Durability is a gemstone’s ability to withstand wear, heat, and chemicals. Durability consists of three properties: hardness, toughness, and stability. Hardness means how well a gemstone resists scratches and abrasion. Toughness describes how well a gemstone resists breaking and chipping. Stability means how well a diamond resists chemicals and temperature changes.

Hardness
Gem and mineral hardness is measured on the Mohs scale. The scale originated in 1812 when German mineralogist Friedrich Mohs chose ten minerals and assigned numbers to them, based on the relative ease or difficulty with which one could be scratched by another. But the Mohs scale is deceptive. The steps between the minerals are not evenly spaced. For example, diamond is only one number away, but it’s many times harder than gems in the corundum family. Only a diamond can scratch a diamond.
 
Something the Mohs scale doesn’t show, but that’s equally important to the diamond industry, is that diamond can also scratch any of the precious metals used for settings. That means a diamond that’s loose in its setting can wear through a prong over time.
Mohs Scale
Diamond rates highest on the Mohs hardness scale, at number 10.
Toughness
Any stone, including a diamond, will break if it’s hit hard enough in the right place. Toughness is a measure of how well a gem can survive an impact and resist breaking, chipping, or cracking.
Diamonds are tougher in the directions where the atoms are bonded tightly together, less tough where they’re not so tightly bonded.

Diamond
Cutting styles with pointed corners or ends are often set with prongs to protect the corners from chipping. - Courtesy Ambar Diamonds
The weakest directions are the ones where the atoms are farthest apart. It’s easier to break a diamond in those directions, which are called cleavage directions. A cutter can cleave a diamond by hitting it sharply in the cleavage direction. But even after cutting, a hard blow can still cleave a diamond.
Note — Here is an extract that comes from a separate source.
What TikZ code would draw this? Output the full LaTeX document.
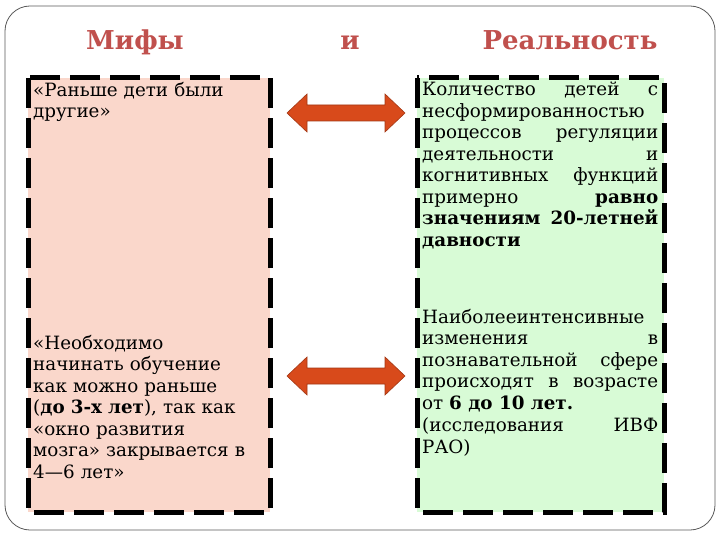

This can happen during the setting process, or even when it’s being worn.

Stability
Stability is a term that describes how well a diamond resists temperature changes and chemicals. Diamonds are very stable. They’re invulnerable to virtually all acids, for one thing. The cutting process generates a lot of heat, but diamonds usually endure intact. Situations that are more threatening to a diamond’s stability are those that involve sudden and extreme temperature changes. Those changes can cause thermal shock and create new fractures and cleavages or cause existing ones to spread.
 
Diamonds will burn at about 1562°F (850°C). House fires and jewelers’ torches can reach that temperature.

Recut Diamond
A house fire caused the white, cloudy appearance of this diamond (left). The stone was recut to remove the burned area, reducing the diamond’s size, but leaving no sign that it was ever damaged (right).
Cleaning
Diamonds can be cleaned safely with lint-free cloths, commercial jewelry cleaning solutions, and household detergents.
 
Harsher cleaning methods are not recommended for home use. These include powdered abrasive household cleansers, ultrasonic cleaners, and steam cleaners.

Cleaning Device
Ultrasonic cleaners and steam cleaners can loosen gemstones in their settings. Jewelry professionals carefully examine jewelry for loose stones before using these devices.